- **SUPPLIED MATERIAL**:
————————

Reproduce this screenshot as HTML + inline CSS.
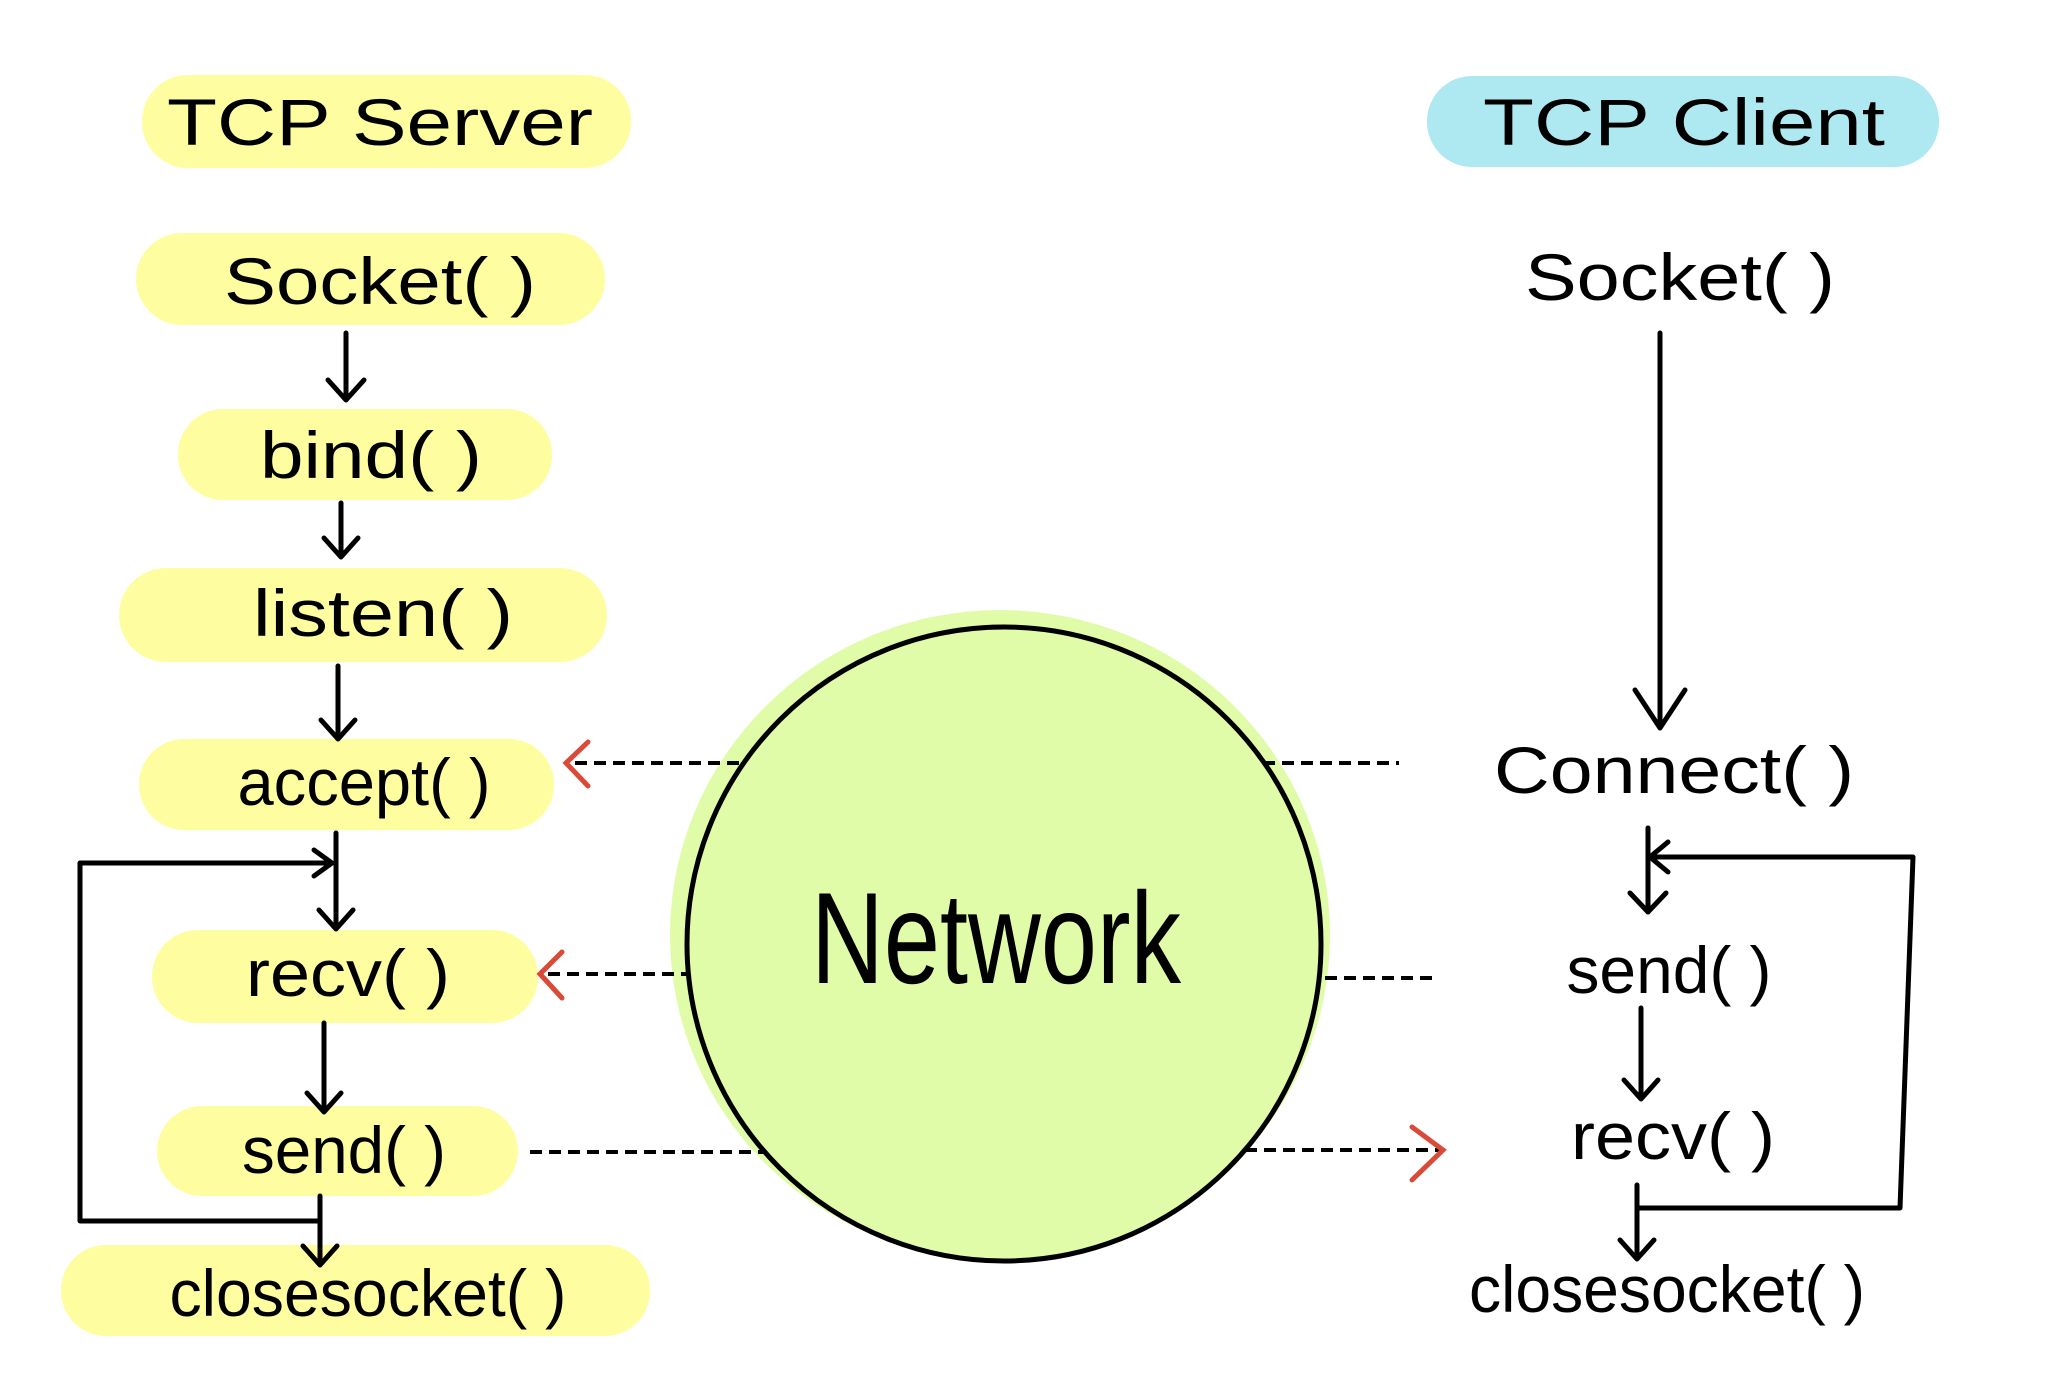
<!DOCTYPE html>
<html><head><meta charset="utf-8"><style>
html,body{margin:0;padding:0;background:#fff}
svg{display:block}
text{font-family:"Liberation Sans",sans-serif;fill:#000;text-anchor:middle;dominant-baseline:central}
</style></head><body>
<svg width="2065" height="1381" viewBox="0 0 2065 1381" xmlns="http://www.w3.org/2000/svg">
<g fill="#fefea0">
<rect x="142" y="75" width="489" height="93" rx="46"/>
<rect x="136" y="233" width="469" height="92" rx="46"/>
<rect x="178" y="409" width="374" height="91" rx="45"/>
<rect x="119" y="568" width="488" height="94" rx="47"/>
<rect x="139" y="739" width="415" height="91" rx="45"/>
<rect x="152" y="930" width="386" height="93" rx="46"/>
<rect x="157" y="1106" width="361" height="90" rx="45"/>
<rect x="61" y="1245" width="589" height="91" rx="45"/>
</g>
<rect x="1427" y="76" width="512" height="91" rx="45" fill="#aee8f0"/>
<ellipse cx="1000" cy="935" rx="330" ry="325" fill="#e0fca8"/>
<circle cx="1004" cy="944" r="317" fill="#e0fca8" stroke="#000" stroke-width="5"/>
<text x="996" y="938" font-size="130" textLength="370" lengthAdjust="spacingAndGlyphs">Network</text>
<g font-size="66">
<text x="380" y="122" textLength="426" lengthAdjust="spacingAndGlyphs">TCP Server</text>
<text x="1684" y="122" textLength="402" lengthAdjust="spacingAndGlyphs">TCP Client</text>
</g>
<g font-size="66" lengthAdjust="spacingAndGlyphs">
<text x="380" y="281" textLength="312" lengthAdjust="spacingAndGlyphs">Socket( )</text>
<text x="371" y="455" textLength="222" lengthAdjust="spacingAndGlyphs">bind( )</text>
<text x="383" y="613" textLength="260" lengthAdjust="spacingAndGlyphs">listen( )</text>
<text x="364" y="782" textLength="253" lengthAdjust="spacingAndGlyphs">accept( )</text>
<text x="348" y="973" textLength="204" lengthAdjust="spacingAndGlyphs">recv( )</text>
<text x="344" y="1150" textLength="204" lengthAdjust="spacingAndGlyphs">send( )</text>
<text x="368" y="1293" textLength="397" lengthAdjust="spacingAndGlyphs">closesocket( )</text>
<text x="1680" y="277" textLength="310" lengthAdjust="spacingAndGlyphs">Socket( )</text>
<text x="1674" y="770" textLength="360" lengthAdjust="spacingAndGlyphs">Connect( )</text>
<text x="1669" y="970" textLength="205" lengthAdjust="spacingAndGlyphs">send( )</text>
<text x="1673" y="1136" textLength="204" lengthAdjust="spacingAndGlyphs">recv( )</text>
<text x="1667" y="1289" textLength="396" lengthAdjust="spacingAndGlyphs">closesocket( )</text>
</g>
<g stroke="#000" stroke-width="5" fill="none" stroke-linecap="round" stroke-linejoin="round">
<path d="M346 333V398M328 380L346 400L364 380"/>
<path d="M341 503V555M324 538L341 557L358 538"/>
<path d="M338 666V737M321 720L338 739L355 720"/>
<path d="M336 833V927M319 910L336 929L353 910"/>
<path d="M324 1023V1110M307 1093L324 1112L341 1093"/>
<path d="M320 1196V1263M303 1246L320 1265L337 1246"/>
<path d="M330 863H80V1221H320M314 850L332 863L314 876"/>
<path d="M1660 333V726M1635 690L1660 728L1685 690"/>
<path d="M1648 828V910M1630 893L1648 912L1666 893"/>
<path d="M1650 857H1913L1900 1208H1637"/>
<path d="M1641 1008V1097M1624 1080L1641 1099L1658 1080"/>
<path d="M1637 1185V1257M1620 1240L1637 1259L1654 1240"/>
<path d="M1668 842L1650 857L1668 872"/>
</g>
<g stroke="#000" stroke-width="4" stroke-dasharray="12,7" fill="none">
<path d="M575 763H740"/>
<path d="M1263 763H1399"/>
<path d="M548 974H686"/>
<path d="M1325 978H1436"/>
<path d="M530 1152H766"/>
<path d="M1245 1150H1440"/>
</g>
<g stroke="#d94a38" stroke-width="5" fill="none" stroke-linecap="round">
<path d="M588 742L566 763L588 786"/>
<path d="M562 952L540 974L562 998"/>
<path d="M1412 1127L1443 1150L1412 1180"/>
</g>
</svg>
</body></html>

————————

- **WRITTEN PROBLEM**:
From start to finish, output the listing exactly, but omit its pictures.

- **RESULT FOR THIS TASK**:
Reproduce this screenshot as HTML + inline CSS.
<!DOCTYPE html>
<html><head><meta charset="utf-8"><style>
html,body{margin:0;padding:0;background:#fff}
svg{display:block}
text{font-family:"Liberation Sans",sans-serif;fill:#000;text-anchor:middle;dominant-baseline:central}
</style></head><body>
<svg width="2065" height="1381" viewBox="0 0 2065 1381" xmlns="http://www.w3.org/2000/svg">
<g fill="#fefea0">
<rect x="142" y="75" width="489" height="93" rx="46"/>
<rect x="136" y="233" width="469" height="92" rx="46"/>
<rect x="178" y="409" width="374" height="91" rx="45"/>
<rect x="119" y="568" width="488" height="94" rx="47"/>
<rect x="139" y="739" width="415" height="91" rx="45"/>
<rect x="152" y="930" width="386" height="93" rx="46"/>
<rect x="157" y="1106" width="361" height="90" rx="45"/>
<rect x="61" y="1245" width="589" height="91" rx="45"/>
</g>
<rect x="1427" y="76" width="512" height="91" rx="45" fill="#aee8f0"/>
<ellipse cx="1000" cy="935" rx="330" ry="325" fill="#e0fca8"/>
<circle cx="1004" cy="944" r="317" fill="#e0fca8" stroke="#000" stroke-width="5"/>
<text x="996" y="938" font-size="130" textLength="370" lengthAdjust="spacingAndGlyphs">Network</text>
<g font-size="66">
<text x="380" y="122" textLength="426" lengthAdjust="spacingAndGlyphs">TCP Server</text>
<text x="1684" y="122" textLength="402" lengthAdjust="spacingAndGlyphs">TCP Client</text>
</g>
<g font-size="66" lengthAdjust="spacingAndGlyphs">
<text x="380" y="281" textLength="312" lengthAdjust="spacingAndGlyphs">Socket( )</text>
<text x="371" y="455" textLength="222" lengthAdjust="spacingAndGlyphs">bind( )</text>
<text x="383" y="613" textLength="260" lengthAdjust="spacingAndGlyphs">listen( )</text>
<text x="364" y="782" textLength="253" lengthAdjust="spacingAndGlyphs">accept( )</text>
<text x="348" y="973" textLength="204" lengthAdjust="spacingAndGlyphs">recv( )</text>
<text x="344" y="1150" textLength="204" lengthAdjust="spacingAndGlyphs">send( )</text>
<text x="368" y="1293" textLength="397" lengthAdjust="spacingAndGlyphs">closesocket( )</text>
<text x="1680" y="277" textLength="310" lengthAdjust="spacingAndGlyphs">Socket( )</text>
<text x="1674" y="770" textLength="360" lengthAdjust="spacingAndGlyphs">Connect( )</text>
<text x="1669" y="970" textLength="205" lengthAdjust="spacingAndGlyphs">send( )</text>
<text x="1673" y="1136" textLength="204" lengthAdjust="spacingAndGlyphs">recv( )</text>
<text x="1667" y="1289" textLength="396" lengthAdjust="spacingAndGlyphs">closesocket( )</text>
</g>
<g stroke="#000" stroke-width="5" fill="none" stroke-linecap="round" stroke-linejoin="round">
<path d="M346 333V398M328 380L346 400L364 380"/>
<path d="M341 503V555M324 538L341 557L358 538"/>
<path d="M338 666V737M321 720L338 739L355 720"/>
<path d="M336 833V927M319 910L336 929L353 910"/>
<path d="M324 1023V1110M307 1093L324 1112L341 1093"/>
<path d="M320 1196V1263M303 1246L320 1265L337 1246"/>
<path d="M330 863H80V1221H320M314 850L332 863L314 876"/>
<path d="M1660 333V726M1635 690L1660 728L1685 690"/>
<path d="M1648 828V910M1630 893L1648 912L1666 893"/>
<path d="M1650 857H1913L1900 1208H1637"/>
<path d="M1641 1008V1097M1624 1080L1641 1099L1658 1080"/>
<path d="M1637 1185V1257M1620 1240L1637 1259L1654 1240"/>
<path d="M1668 842L1650 857L1668 872"/>
</g>
<g stroke="#000" stroke-width="4" stroke-dasharray="12,7" fill="none">
<path d="M575 763H740"/>
<path d="M1263 763H1399"/>
<path d="M548 974H686"/>
<path d="M1325 978H1436"/>
<path d="M530 1152H766"/>
<path d="M1245 1150H1440"/>
</g>
<g stroke="#d94a38" stroke-width="5" fill="none" stroke-linecap="round">
<path d="M588 742L566 763L588 786"/>
<path d="M562 952L540 974L562 998"/>
<path d="M1412 1127L1443 1150L1412 1180"/>
</g>
</svg>
</body></html>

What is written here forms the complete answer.